|William Baker a London born chemist, moved to Sheffield when he took up the post of Lecturer in Chemistry at the Collegiate School. He lived at 6 Taptonville, Broomhill.
Baker began an chemical analysis service whilst at the Collegiate School and during the late 1860's he set up his own practice as an analytical chemist at 46 High Street, Sheffield.
His services demonstrate the extent to which the steel industry was being developed and expanded in Sheffield during the nineteenth century and support the statement that the time produces the man.
He was consulted by most of the leading iron and steel manufactures of his day, Sir Robert Hadfield, the eminent metallurgist was one of Baker's pupils.
In 1872 he was appointed as the Public Analyst for the district of Upper Strafforth and Tickhill, in the West Riding of Yorkshire and for the Borough of Rotherham.
An advert in White's Directory of Sheffield & Rotherham for 1876 states :-
Mr William Baker FCS Associate of the Royal School of Mines, London and Analytical and Consulting Chemist. Offices and Laboratories, 46 High St Sheffield. Analyses of Iron and Steel, Spiegeleisen, Manganese, Ores of all kinds, Nickle and Copper Alloys, Waters, Manures, Coal Coke, Fire-Clays etc. CONSULTATIONS daily on Maufacturing Processes or Special Chemical Investigations.
By 1876 his clients included the London metal merchants; Thorsten Nordenfeldt, (armaments manufacturer), The Mersey Iron and Steel Company of Liverpool, the Whitecross Company, (wire manufacturers) of Warrington and a host of Sheffield businessmen such as Henry Bessemer, John Brown, William Jessop, Samuel Osborn, Wilson Cammell and the Sanderson Brothers.
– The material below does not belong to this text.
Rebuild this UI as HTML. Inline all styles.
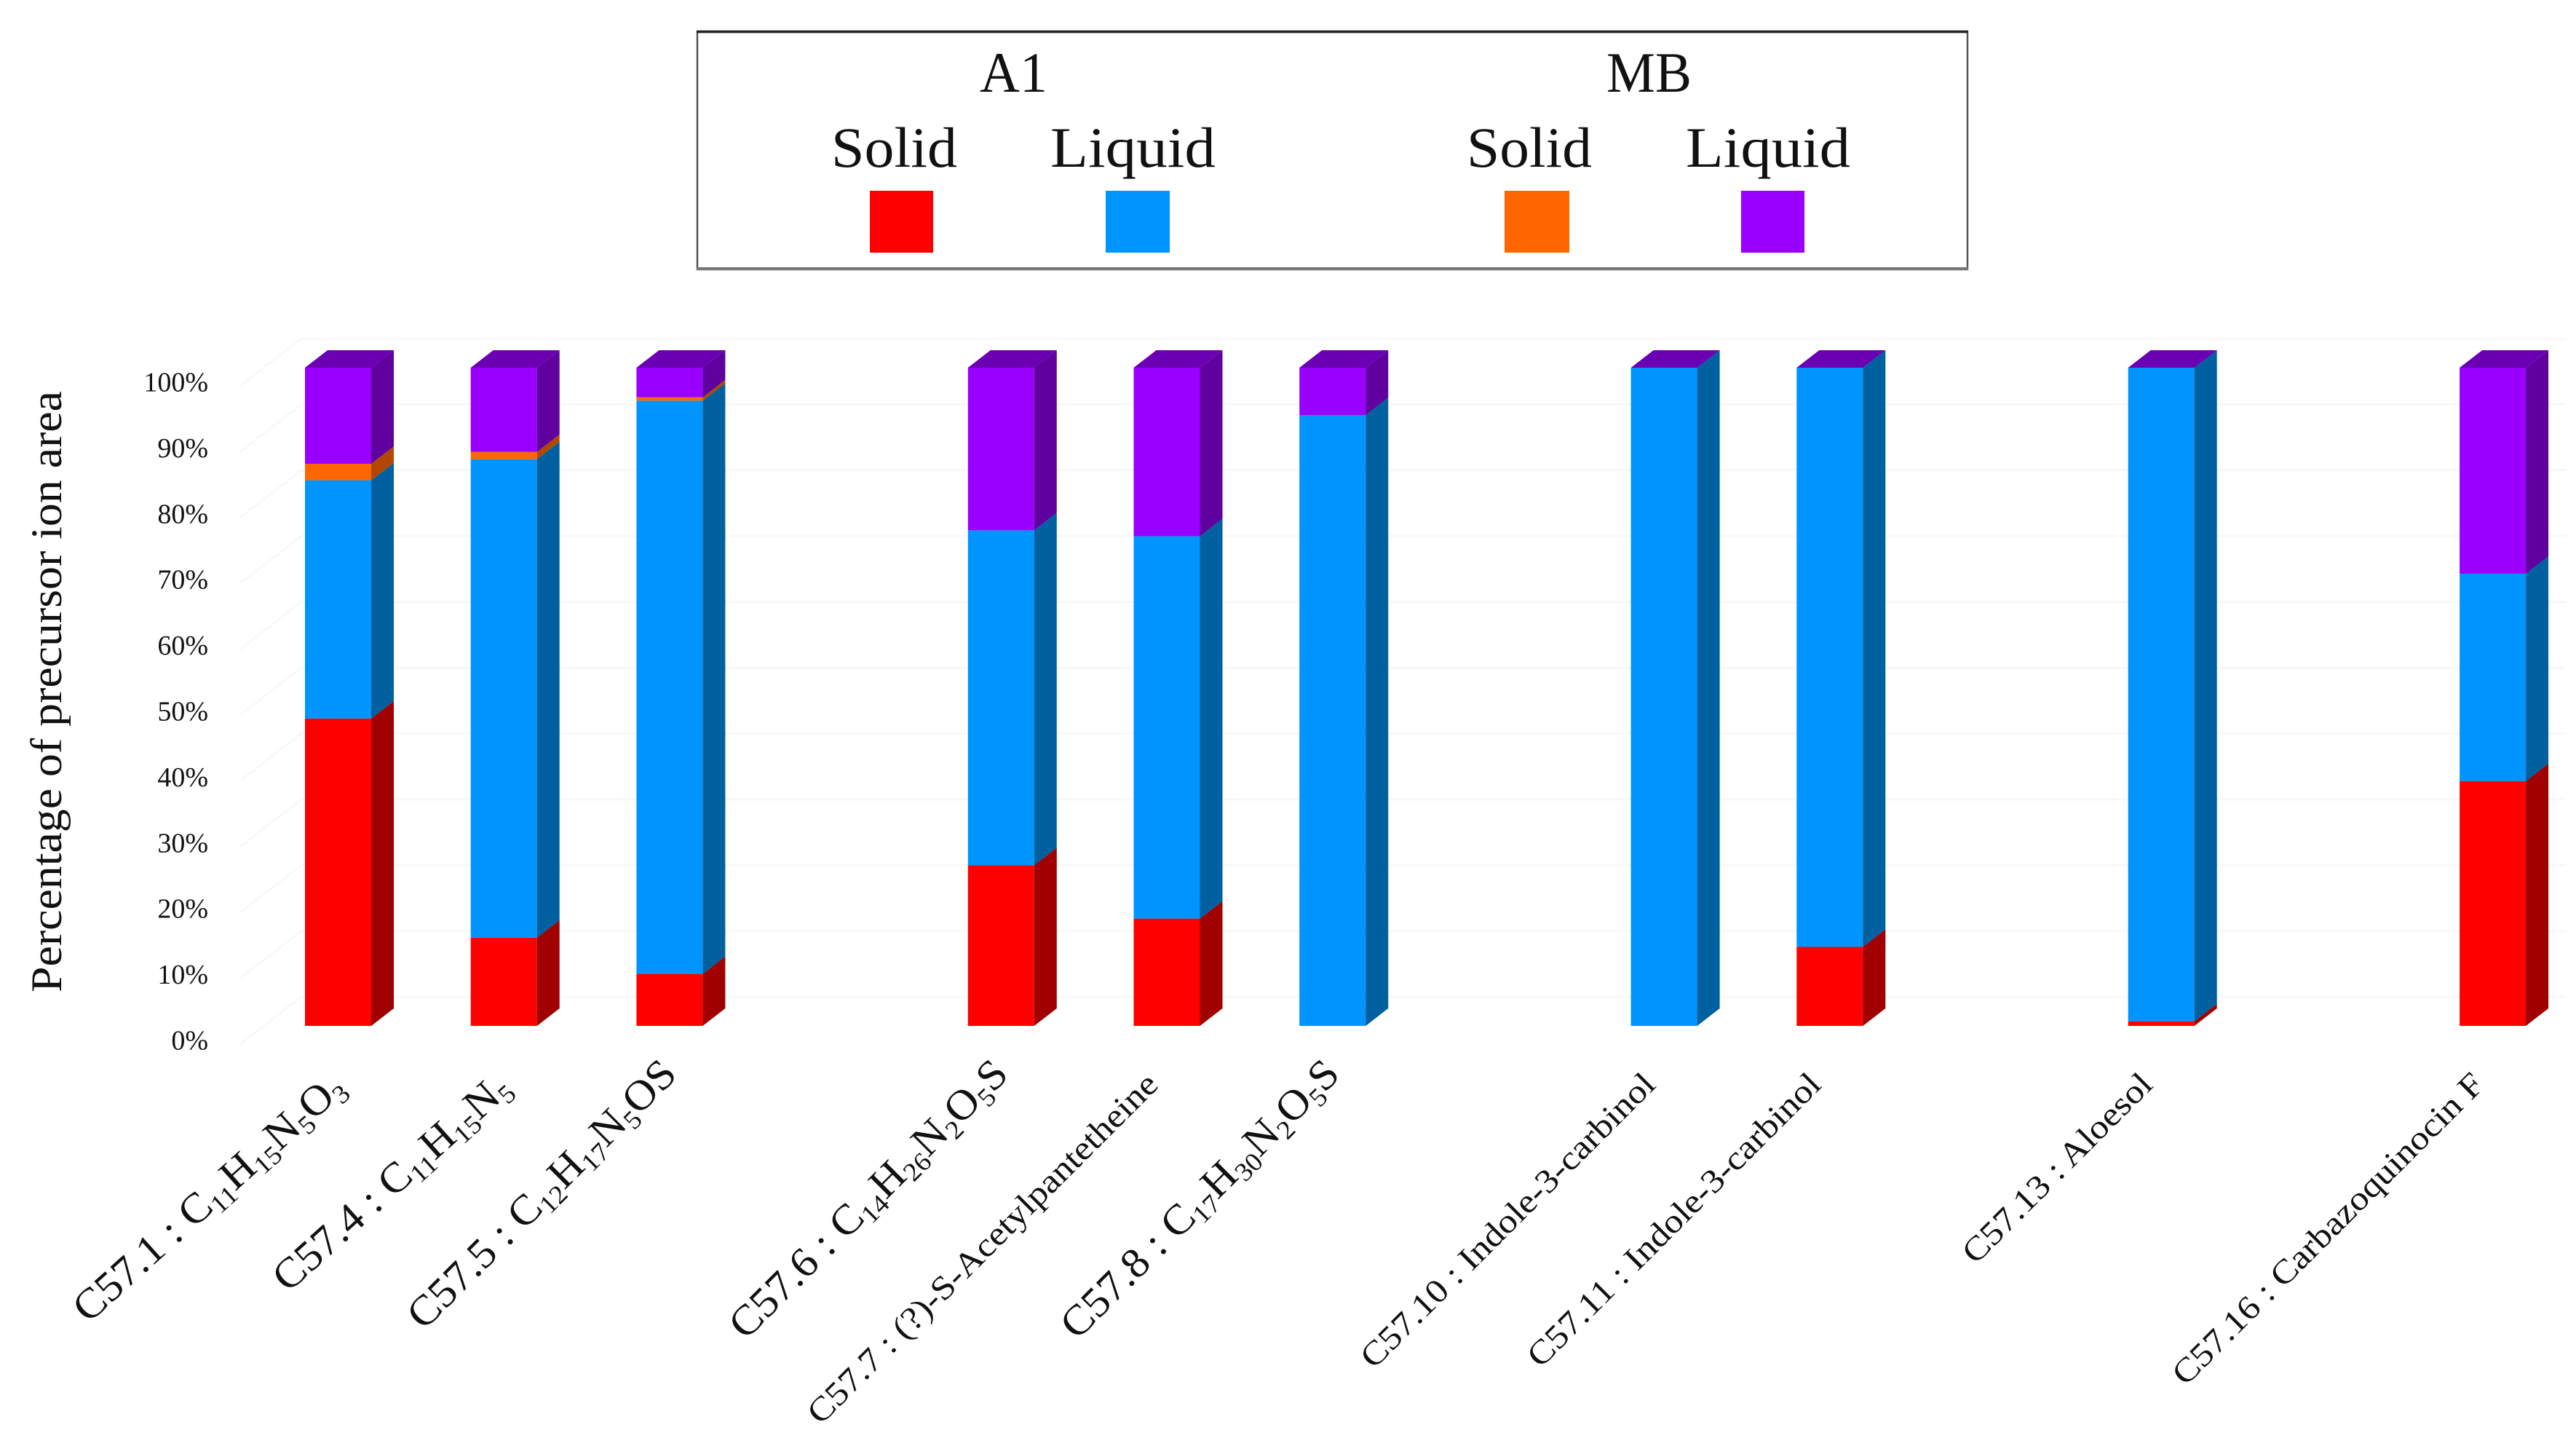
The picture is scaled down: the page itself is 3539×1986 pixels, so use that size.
<!DOCTYPE html>
<html lang="en">
<head>
<meta charset="utf-8">
<title>Percentage of precursor ion area</title>
<style>
html,body{margin:0;padding:0;background:#fff;width:3539px;height:1986px;overflow:hidden}
svg{display:block}
text{font-family:"Liberation Serif","DejaVu Serif",serif;fill:#111}
</style>
</head>
<body>
<svg id="chart" xmlns="http://www.w3.org/2000/svg" width="3539" height="1986" viewBox="0 0 3539 1986">
  <rect x="0" y="0" width="3539" height="1986" fill="#fff"/>
  <g id="grid"></g>
  <g id="yticks"></g>
  <g id="bars"></g>
  <g id="xlabels"></g>
  <text transform="translate(84,1363) rotate(-90)" font-size="60" textLength="826" lengthAdjust="spacingAndGlyphs">Percentage of precursor ion area</text>
  <g>
    <rect x="958" y="44" width="1745" height="326" fill="#fff" stroke="#555" stroke-width="2.5"/>
    <line x1="957" x2="2704" y1="43.5" y2="43.5" stroke="#222" stroke-width="3.5"/>
    <line x1="957" x2="2704" y1="369" y2="369" stroke="#777" stroke-width="4"/>
    <text x="1346" y="126" font-size="78" textLength="93" lengthAdjust="spacingAndGlyphs">A1</text>
    <text x="2207" y="126" font-size="78" textLength="117" lengthAdjust="spacingAndGlyphs">MB</text>
    <text x="1142" y="229" font-size="78" textLength="173" lengthAdjust="spacingAndGlyphs">Solid</text>
    <text x="1443" y="229" font-size="78" textLength="227" lengthAdjust="spacingAndGlyphs">Liquid</text>
    <text x="2015" y="229" font-size="78" textLength="172" lengthAdjust="spacingAndGlyphs">Solid</text>
    <text x="2316" y="229" font-size="78" textLength="226" lengthAdjust="spacingAndGlyphs">Liquid</text>
    <rect x="1195" y="262" width="87" height="85" fill="#ff0000"/>
    <rect x="1519" y="262" width="88" height="85" fill="#0094ff"/>
    <rect x="2067" y="262" width="89" height="85" fill="#ff6600"/>
    <rect x="2392" y="262" width="87" height="85" fill="#9900ff"/>
  </g>
</svg>
<script>
// Chart data (percent of precursor ion area); '' marks an empty category slot.
const categories = [
  "C57.1 : C_11H_15N_5O_3",
  "C57.4 : C_11H_15N_5",
  "C57.5 : C_12H_17N_5OS",
  "",
  "C57.6 : C_14H_26N_2O_5S",
  "C57.7 : (?)-S-Acetylpantetheine",
  "C57.8 : C_17H_30N_2O_5S",
  "",
  "C57.10 : Indole-3-carbinol",
  "C57.11 : Indole-3-carbinol",
  "",
  "C57.13 : Aloesol",
  "",
  "C57.16 : Carbazoquinocin F"
];
const a1Solid  = [46.7, 13.4, 7.9, 0, 24.4, 16.3, 0,    0, 0,   12, 0, 0.7,  0, 37.2];
const a1Liquid = [36.2, 72.7, 87.1, 0, 50.9, 58.1, 92.8, 0, 100, 88, 0, 99.3, 0, 31.5];
const mbSolid  = [2.5,  1.1,  0.5,  0, 0,    0,    0,    0, 0,   0,  0, 0,    0, 0];
const mbLiquid = [14.6, 12.8, 4.5,  0, 24.7, 25.6, 7.2,  0, 0,   0,  0, 0,    0, 31.3];
const tickValues = [0, 10, 20, 30, 40, 50, 60, 70, 80, 90, 100];
const tickLabels = ["0%", "10%", "20%", "30%", "40%", "50%", "60%", "70%", "80%", "90%", "100%"];

const NS = "http://www.w3.org/2000/svg";
const yScale = v => 1409 - v * 9.04;
const xScale = i => 419 + i * 227.7;
const BAR_W = 91, DEPTH_X = 31, DEPTH_Y = 24;

function make(tag, attrs, parent) {
  const el = document.createElementNS(NS, tag);
  for (const k in attrs) el.setAttribute(k, attrs[k]);
  parent.appendChild(el);
  return el;
}

// gridlines and y tick labels
const gridG = document.getElementById("grid");
const tickG = document.getElementById("yticks");
tickValues.forEach((v, i) => {
  const back = make("line", {x1: 414, x2: 3525, y1: yScale(v) - 40, y2: yScale(v) - 40, stroke: "#f8f8f8", "stroke-width": 3}, gridG);
  
  
  const wall = make("line", {x1: 330, x2: 414, y1: yScale(v) + 25, y2: yScale(v) - 40, stroke: "#f8f8f8", "stroke-width": 3}, gridG);
  
  
  const t = make("text", {x: 286, y: yScale(v) + 32.5, "text-anchor": "end", "font-size": 38}, tickG);
  
  
  t.textContent = tickLabels[i];
});

// stacked 3D bars
const seriesList = [
  {name: "a1-solid",  values: a1Solid,  front: "#ff0000", side: "#a00000"},
  {name: "a1-liquid", values: a1Liquid, front: "#0094ff", side: "#0060a0"},
  {name: "mb-solid",  values: mbSolid,  front: "#ff6600", side: "#b34700"},
  {name: "mb-liquid", values: mbLiquid, front: "#9900ff", side: "#5f009f"}
];
const barsG = document.getElementById("bars");
categories.forEach((cat, i) => {
  if (!cat) return;
  const x = xScale(i);
  const r = x + BAR_W;
  let cum = 0;
  seriesList.forEach(s => {
    const val = s.values[i];
    if (val <= 0) return;
    const y0 = yScale(cum);
    const y1 = yScale(cum + val);
    const face = make("rect", {x: x, y: y1, width: BAR_W, height: y0 - y1, fill: s.front}, barsG);
    
    
    const side = make("polygon", {
      points: [[r, y0], [r, y1], [r + DEPTH_X, y1 - DEPTH_Y], [r + DEPTH_X, y0 - DEPTH_Y]].join(" "),
      fill: s.side
    }, barsG);
    
    
    cum += val;
  });
  const yt = yScale(cum);
  const cap = make("polygon", {
    points: [[x, yt], [r, yt], [r + DEPTH_X, yt - DEPTH_Y], [x + DEPTH_X, yt - DEPTH_Y]].join(" "),
    fill: "#6b00b3"
  }, barsG);
  
  
});

// rotated category labels; "_nn" marks a subscript
const labelG = document.getElementById("xlabels");
categories.forEach((cat, i) => {
  if (!cat) return;
  const isFormula = cat.includes("_");
  const noSulfur = isFormula && !/S$/.test(cat);
  const endX = xScale(i) + (isFormula ? 58 : 36);
  const endY = isFormula ? (noSulfur ? 1498 : 1478) : 1492;
  const size = isFormula ? 58 : 46;
  const stretch = isFormula ? 1.05 : 1.12;
  const angle = noSulfur ? -42 : -45;
  const t = make("text", {
    transform: "translate(" + endX + "," + endY + ") rotate(" + angle + ") scale(" + stretch + ",1)",
    "text-anchor": "end",
    "font-size": size
  }, labelG);
  
  
  cat.split(/(_\d+)/).forEach(part => {
    if (!part) return;
    const span = make("tspan", {}, t);
    if (part[0] === "_") {
      span.setAttribute("baseline-shift", "-26%");
      span.setAttribute("font-size", size * 0.62);
      span.textContent = part.slice(1);
    } else {
      span.textContent = part;
    }
  });
});
</script>
</body>
</html>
Baker spent a considerable amount of time with what he called the phosphorous problem. In 1878 he gave a lecture to the Literary and Philosophical Society on the acid Bessemer process, which was then in use but which was not capable of removing phosphorous from iron. This meant only pig iron with a low phosphorous content could be processed. Thisestricted the manufacturers in their supplies of pig iron. He admitted that he had not been successful in solving the problem either.
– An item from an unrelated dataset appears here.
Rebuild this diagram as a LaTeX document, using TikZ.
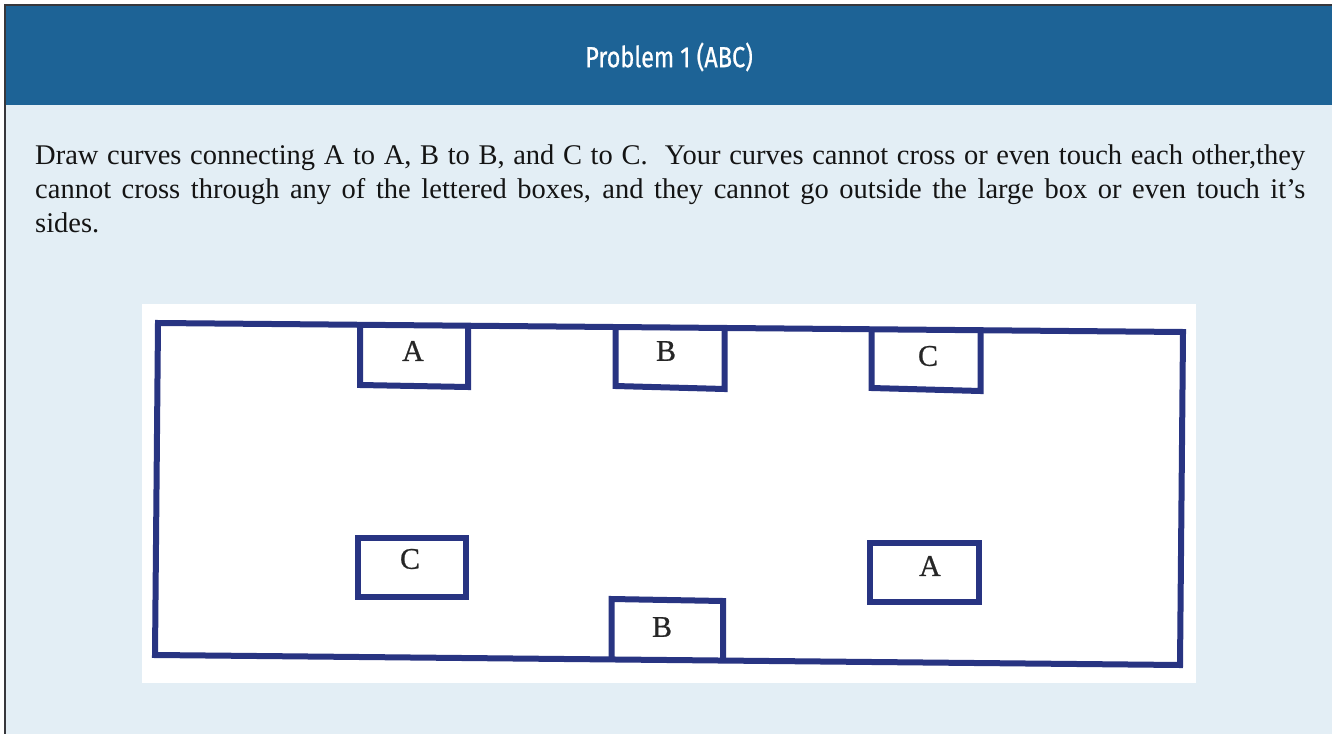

The Baker laboratory records show that he did have considerable success in many other areas. For example, Seebohn and Dieckstahl, Sanderson Brothers and Samuel Osborn were able to promote their self-hardening and air-hardening steels in America and Europe by the early 1870's.
Baker assisted the heavy side of the industry, particularly Firth's, with the production of steel for large gun barrel forgings. Many early Bessemer steelmakers, including Brown's, relied on his laboratory facilities.
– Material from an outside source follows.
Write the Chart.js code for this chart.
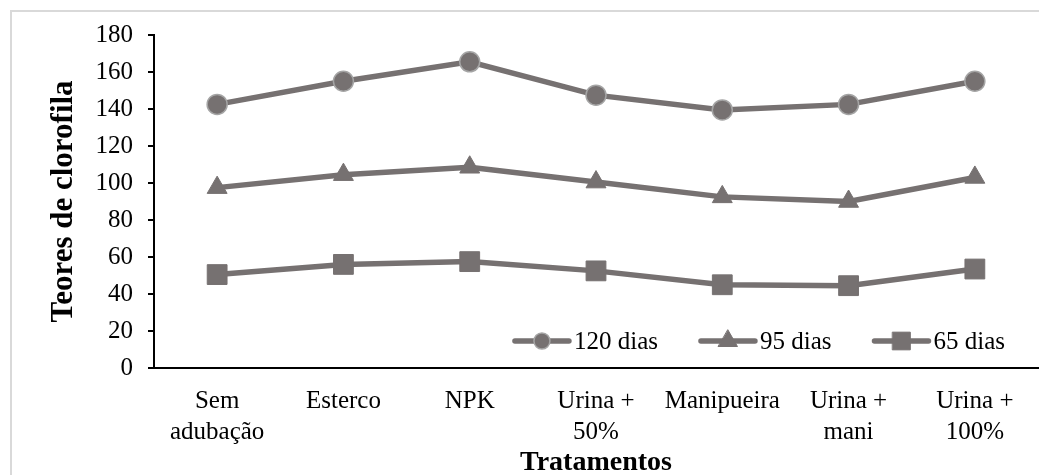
<!DOCTYPE html>
<html>
<head>
<meta charset="utf-8">
<script src="https://cdn.jsdelivr.net/npm/chart.js@4/dist/chart.umd.min.js"></script>
<style>
  html, body { margin: 0; padding: 0; background: #fff; }
  #wrap { width: 1039px; height: 475px; position: relative; }
</style>
</head>
<body>
<div id="wrap"><canvas id="c"></canvas></div>
<script>
const categories = [["Sem", "adubação"], "Esterco", "NPK", ["Urina +", "50%"], "Manipueira", ["Urina +", "mani"], ["Urina +", "100%"]];
const seriesNames = ["120 dias", "95 dias", "65 dias"];
const values120 = [142.5, 155, 165.5, 147.5, 139.5, 142.5, 155];
const values95 = [97.5, 104.5, 108.5, 100.5, 92.5, 90, 103];
const values65 = [50.5, 56, 57.5, 52.5, 45, 44.5, 53.5];
const yTicks = [0, 20, 40, 60, 80, 100, 120, 140, 160, 180];

const LINE = '#767171';
const FONT = '"Liberation Serif", "Times New Roman", serif';

const frame = {
  id: 'frame',
  beforeDraw(chart) {
    const ctx = chart.ctx;
    ctx.save();
    ctx.fillStyle = '#fff';
    ctx.fillRect(0, 0, chart.width, chart.height);
    ctx.strokeStyle = '#d9d9d9';
    ctx.lineWidth = 2;
    ctx.strokeRect(11, 11, chart.width + 20, chart.height + 20);
    ctx.restore();
  }
};

const legendStyles = [
  { pointStyle: 'circle', radius: 8, borderColor: '#a5a5a5', borderWidth: 1.5 },
  { pointStyle: 'triangle', radius: 11, borderColor: LINE, borderWidth: 1 },
  { pointStyle: 'rect', radius: 12.5, borderColor: LINE, borderWidth: 1 }
];

const insideLegend = {
  id: 'insideLegend',
  afterDraw(chart) {
    const ctx = chart.ctx;
    ctx.save();
    ctx.font = '25px ' + FONT;
    ctx.textBaseline = 'middle';
    const lineLen = 58, textGap = 3, itemGap = 41;
    const items = chart.data.datasets.map(ds => ({ label: ds.label, w: ctx.measureText(ds.label).width }));
    let total = 0;
    items.forEach((it, i) => { total += lineLen + textGap + it.w + (i < items.length - 1 ? itemGap : 0); });
    let x = 1005 - total;
    const y = 341;
    items.forEach((it, i) => {
      ctx.strokeStyle = LINE;
      ctx.lineWidth = 5.5;
      ctx.lineCap = 'round';
      ctx.beginPath();
      ctx.moveTo(x + 2, y);
      ctx.lineTo(x + lineLen - 2, y);
      ctx.stroke();
      const st = legendStyles[i];
      ctx.fillStyle = LINE;
      ctx.strokeStyle = st.borderColor;
      ctx.lineWidth = st.borderWidth;
      Chart.helpers.drawPoint(ctx, { pointStyle: st.pointStyle, radius: st.radius, rotation: 0, borderWidth: st.borderWidth }, x + lineLen / 2, y);
      ctx.fillStyle = '#000';
      ctx.fillText(it.label, x + lineLen + textGap, y + 1);
      x += lineLen + textGap + it.w + itemGap;
    });
    ctx.restore();
  }
};

const common = {
  borderColor: LINE,
  backgroundColor: LINE,
  borderWidth: 5.5,
  pointBackgroundColor: LINE,
  tension: 0,
  clip: false
};

new Chart(document.getElementById('c'), {
  type: 'line',
  data: {
    labels: categories,
    datasets: [
      Object.assign({}, common, { label: seriesNames[0], data: values120, pointStyle: 'circle', pointRadius: 10, pointBorderColor: '#a5a5a5', pointBorderWidth: 1.5 }),
      Object.assign({}, common, { label: seriesNames[1], data: values95, pointStyle: 'triangle', pointRadius: 11.5, pointBorderColor: LINE, pointBorderWidth: 1 }),
      Object.assign({}, common, { label: seriesNames[2], data: values65, pointStyle: 'rect', pointRadius: 14, pointBorderColor: LINE, pointBorderWidth: 1 })
    ]
  },
  options: {
    responsive: true,
    maintainAspectRatio: false,
    animation: false,
    layout: { autoPadding: false, padding: { top: 35, right: 1, bottom: 0, left: 0 } },
    plugins: { legend: { display: false }, tooltip: { enabled: false } },
    scales: {
      x: {
        offset: true,
        grid: { display: false },
        border: { display: true, color: '#000', width: 2 },
        ticks: { color: '#000', font: { family: FONT, size: 25, lineHeight: 1.25 }, padding: 10, maxRotation: 0, autoSkip: false },
        title: { display: true, text: 'Tratamentos', color: '#000', font: { family: FONT, size: 28, weight: 'bold', lineHeight: 0.9 }, padding: { top: 0, bottom: 0 } },
        afterFit(scale) { scale.height = 107; scale.paddingLeft = 0; scale.paddingRight = 0; }
      },
      y: {
        min: 0,
        max: 180,
        afterBuildTicks(scale) { scale.ticks = yTicks.map(v => ({ value: v })); },
        grid: { drawOnChartArea: false, drawTicks: true, tickLength: 6, color: '#000', lineWidth: 2 },
        border: { display: true, color: '#000', width: 2 },
        ticks: { color: '#000', font: { family: FONT, size: 25 }, padding: 15 },
        title: { display: true, text: 'Teores de clorofila', color: '#000', font: { family: FONT, size: 31, weight: 'bold', lineHeight: 1.2 }, padding: { top: 45, bottom: 0 } },
        afterFit(scale) { scale.width = 154; }
      }
    }
  },
  plugins: [frame, insideLegend]
});
</script>
</body>
</html>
Baker died suddenly as a result of a freak accident. On the 1st May 1878 he was spending the evening with friends at the Sheffield Club on Norfolk Street. On leaving the club he decided to slide down the bannisters. He lost his balance and fell three storeys. This resulted in serious head wounds, from which he died on the 6th June.
His laboratory record books reveal many of the secrets, problems and practices of the Sheffield steelmakers and show the considerable contribution he personally made to the progress of Sheffield's steel trade and the general prosperity of the town during the nineteenth century.